Des critiques virulentes
Les caricaturistes s’en donnent également à cœur joie pour ridiculiser les peintres qui sortent des sentiers battus du style académique. Par exemple, dans une caricature parue dans un numéro du journal satirique Le Charivari, un gardien de musée tente de dissuader une dame enceinte d’entrer dans une salle d’exposition. Cela dit, on se moque des impressionnistes, mais aussi de certains artistes «officiels» comme Cabanel ou Bouguereau, de souligner Françoise Lucbert. Par ailleurs, écrivains et poètes se portent à la défense de peintres victimes de virulentes critiques, comme le fait Émile Zola pour Édouard Manet et Baudelaire pour Eugène Delacroix, considéré comme le chef de file du romantisme en peinture. L’auteur des Fleurs du mal lui consacre même un poème.

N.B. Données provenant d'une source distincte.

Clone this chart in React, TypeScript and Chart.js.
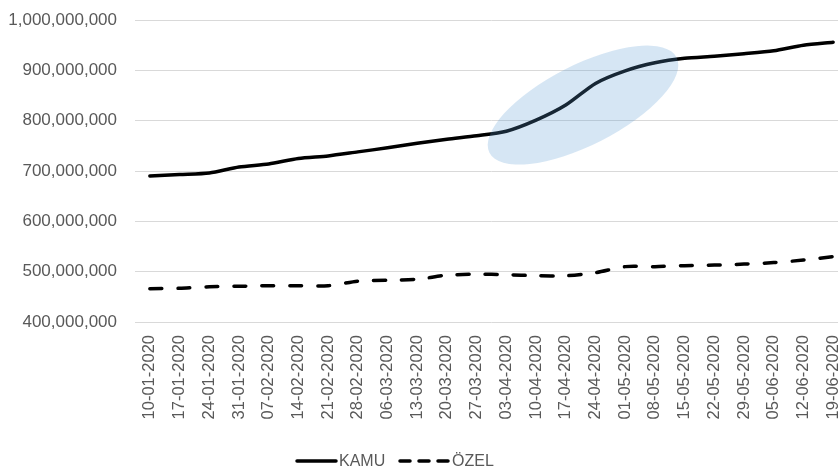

Avec le temps, la profession de critique d’art se transforme, explique Françoise Lucbert. Du seul fait qu’ils achètent leurs œuvres, des mécènes et des collectionneurs font connaître les artistes. Par sa collection personnelle et par ses livres, Gertrude Stein a ainsi contribué à la diffusion du cubisme et, plus particulièrement, à l’œuvre de Picasso. La mécène Peggy Guggenheim a pour sa part fait rayonner l’œuvre de Jackson Pollock. «Aujourd’hui, être critique d’art ne représente plus la même chose qu’au 19e siècle, dit Françoise Lucbert. Dans les revues spécialisées, le discours sur l’art est un discours savant et le public se sent mis de côté. Heureusement, avec les blogues, on peut trouver des critiques qui vont s’adresser de façon plus accessible aux gens, que ce soit à propos d’un artiste ou d’une exposition. Car le rôle d’un critique consiste avant tout à guider et à éclairer le public.»